-- Start RECORDED DATA --
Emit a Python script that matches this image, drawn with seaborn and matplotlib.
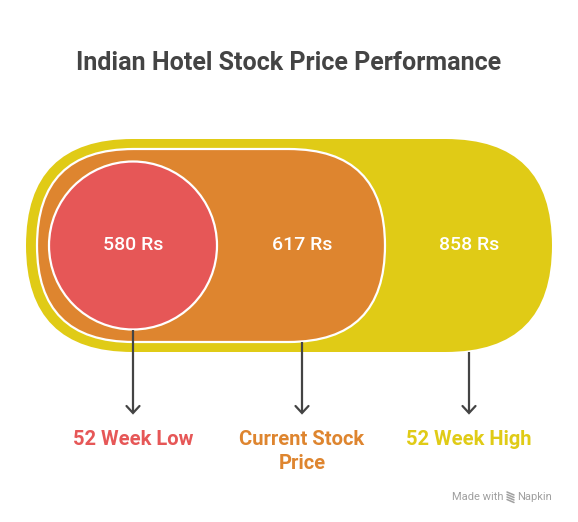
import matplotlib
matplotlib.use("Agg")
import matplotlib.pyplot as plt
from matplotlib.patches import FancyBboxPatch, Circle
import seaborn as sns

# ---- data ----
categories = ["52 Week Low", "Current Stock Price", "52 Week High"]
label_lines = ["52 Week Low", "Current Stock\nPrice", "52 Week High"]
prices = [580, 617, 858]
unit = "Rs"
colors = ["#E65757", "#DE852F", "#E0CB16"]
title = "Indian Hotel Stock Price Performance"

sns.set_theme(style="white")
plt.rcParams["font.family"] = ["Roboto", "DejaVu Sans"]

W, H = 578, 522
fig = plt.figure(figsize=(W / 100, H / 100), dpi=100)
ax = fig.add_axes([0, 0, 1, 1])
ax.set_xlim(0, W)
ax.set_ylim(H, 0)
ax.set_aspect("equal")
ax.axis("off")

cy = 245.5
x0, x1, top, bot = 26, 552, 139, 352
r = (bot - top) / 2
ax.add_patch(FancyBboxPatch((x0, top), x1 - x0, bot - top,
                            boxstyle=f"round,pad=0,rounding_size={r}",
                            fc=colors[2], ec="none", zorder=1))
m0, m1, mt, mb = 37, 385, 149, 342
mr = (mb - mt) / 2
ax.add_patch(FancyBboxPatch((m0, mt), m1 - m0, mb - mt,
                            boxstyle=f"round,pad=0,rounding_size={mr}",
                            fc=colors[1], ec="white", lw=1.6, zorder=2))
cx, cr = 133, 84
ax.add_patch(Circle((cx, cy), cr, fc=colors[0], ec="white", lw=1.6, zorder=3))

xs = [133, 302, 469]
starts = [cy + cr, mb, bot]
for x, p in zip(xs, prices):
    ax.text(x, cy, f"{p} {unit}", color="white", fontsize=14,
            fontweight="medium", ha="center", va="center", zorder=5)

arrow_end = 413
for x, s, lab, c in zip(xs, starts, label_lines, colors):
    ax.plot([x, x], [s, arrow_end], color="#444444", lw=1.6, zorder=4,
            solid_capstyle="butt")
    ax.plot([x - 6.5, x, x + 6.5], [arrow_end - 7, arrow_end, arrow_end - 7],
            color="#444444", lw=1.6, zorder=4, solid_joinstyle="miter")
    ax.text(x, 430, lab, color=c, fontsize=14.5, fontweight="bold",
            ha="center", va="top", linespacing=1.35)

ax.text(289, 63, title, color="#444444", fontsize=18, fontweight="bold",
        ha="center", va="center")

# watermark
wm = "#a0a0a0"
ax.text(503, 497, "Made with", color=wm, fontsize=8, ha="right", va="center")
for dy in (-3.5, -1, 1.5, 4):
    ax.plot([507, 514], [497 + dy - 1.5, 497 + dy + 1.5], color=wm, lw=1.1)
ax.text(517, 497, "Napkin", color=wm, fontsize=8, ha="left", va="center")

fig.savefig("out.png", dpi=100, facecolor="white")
-- End RECORDED DATA --
• WORK REQUIRED
Extract every line containing the string "matplotlib" from the data above.

• OUTPUT OF THE EXERCISE
Emit a Python script that matches this image, drawn with seaborn and matplotlib.
import matplotlib
matplotlib.use("Agg")
import matplotlib.pyplot as plt
from matplotlib.patches import FancyBboxPatch, Circle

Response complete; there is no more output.